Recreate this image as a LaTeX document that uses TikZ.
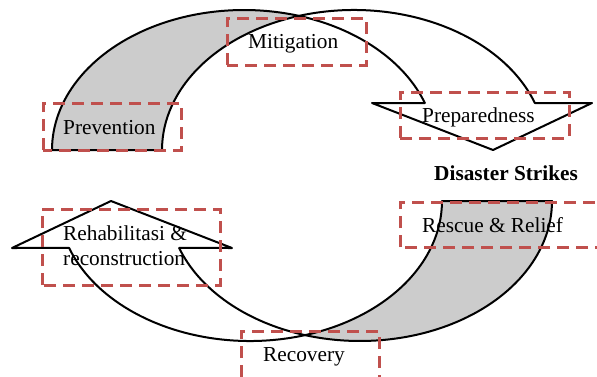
\documentclass[tikz,border=0pt]{standalone}
\usepackage{fontspec}
\setmainfont{Liberation Serif}
\definecolor{boxred}{RGB}{192,80,77}
\definecolor{backgray}{RGB}{204,204,204}
\tikzset{
  outline/.style={draw=black, line width=2pt, line join=round},
  backpart/.style={outline, fill=backgray},
  frontpart/.style={outline, fill=white},
  dashbox/.style={draw=boxred, line width=3pt, dash pattern=on 12pt off 7pt},
  lbl/.style={inner sep=0pt, anchor=base west, font=\fontsize{21.3}{25}\selectfont},
  curvedarrow/.pic={
    \path[backpart] (52,226)
      arc[start angle=180, end angle=73.35, x radius=192pt, y radius=140pt]
      arc[start angle=106.65, end angle=180, x radius=192pt, y radius=140pt]
      -- cycle;
    \path[frontpart] (299,360.13)
      arc[start angle=106.65, end angle=19.6, x radius=192pt, y radius=140pt]
      -- (592,273) -- (493,226) -- (372,273) -- (424.87,272.96)
      arc[start angle=19.6, end angle=73.35, x radius=192pt, y radius=140pt]
      -- cycle;
  }
}
\begin{document}
\begin{tikzpicture}[x=1pt,y=1pt]
\useasboundingbox (0,0) rectangle (597,376);
\pic at (0,0) {curvedarrow};
\pic[rotate=180] at (604,401) {curvedarrow};
% dashed boxes
\draw[dashbox] (43,226) rectangle (181,273);
\draw[dashbox] (227,311) rectangle (366,358);
\draw[dashbox] (400,238) rectangle (569,284);
\draw[dashbox] (42,91) rectangle (220,167);
\draw[dashbox] (400,129) rectangle (620,174);
\draw[dashbox] (241,-20) rectangle (379,45);
% labels
\node[lbl] (prev) at (63,242) {Prevention};
\node[lbl] (miti) at (248,328) {Mitigation};
\node[lbl] (prep) at (422,254) {Preparedness};
\node[lbl, font=\bfseries\fontsize{21.3}{25}\selectfont] (strike) at (434,196) {Disaster Strikes};
\node[lbl] (rehabA) at (63,136) {Rehabilitasi \&};
\node[lbl] (rehabB) at (63,111) {reconstruction};
\node[lbl] (resc) at (422,144) {Rescue \& Relief};
\node[lbl] (reco) at (263,15) {Recovery};
\end{tikzpicture}
\end{document}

DIRECTIVE:
Leave the pictures out, and print every line of the listing exactly as written.

WRITTEN ANSWER:
Recreate this image as a LaTeX document that uses TikZ.
\documentclass[tikz,border=0pt]{standalone}
\usepackage{fontspec}
\setmainfont{Liberation Serif}
\definecolor{boxred}{RGB}{192,80,77}
\definecolor{backgray}{RGB}{204,204,204}
\tikzset{
  outline/.style={draw=black, line width=2pt, line join=round},
  backpart/.style={outline, fill=backgray},
  frontpart/.style={outline, fill=white},
  dashbox/.style={draw=boxred, line width=3pt, dash pattern=on 12pt off 7pt},
  lbl/.style={inner sep=0pt, anchor=base west, font=\fontsize{21.3}{25}\selectfont},
  curvedarrow/.pic={
    \path[backpart] (52,226)
      arc[start angle=180, end angle=73.35, x radius=192pt, y radius=140pt]
      arc[start angle=106.65, end angle=180, x radius=192pt, y radius=140pt]
      -- cycle;
    \path[frontpart] (299,360.13)
      arc[start angle=106.65, end angle=19.6, x radius=192pt, y radius=140pt]
      -- (592,273) -- (493,226) -- (372,273) -- (424.87,272.96)
      arc[start angle=19.6, end angle=73.35, x radius=192pt, y radius=140pt]
      -- cycle;
  }
}
\begin{document}
\begin{tikzpicture}[x=1pt,y=1pt]
\useasboundingbox (0,0) rectangle (597,376);
\pic at (0,0) {curvedarrow};
\pic[rotate=180] at (604,401) {curvedarrow};
% dashed boxes
\draw[dashbox] (43,226) rectangle (181,273);
\draw[dashbox] (227,311) rectangle (366,358);
\draw[dashbox] (400,238) rectangle (569,284);
\draw[dashbox] (42,91) rectangle (220,167);
\draw[dashbox] (400,129) rectangle (620,174);
\draw[dashbox] (241,-20) rectangle (379,45);
% labels
\node[lbl] (prev) at (63,242) {Prevention};
\node[lbl] (miti) at (248,328) {Mitigation};
\node[lbl] (prep) at (422,254) {Preparedness};
\node[lbl, font=\bfseries\fontsize{21.3}{25}\selectfont] (strike) at (434,196) {Disaster Strikes};
\node[lbl] (rehabA) at (63,136) {Rehabilitasi \&};
\node[lbl] (rehabB) at (63,111) {reconstruction};
\node[lbl] (resc) at (422,144) {Rescue \& Relief};
\node[lbl] (reco) at (263,15) {Recovery};
\end{tikzpicture}
\end{document}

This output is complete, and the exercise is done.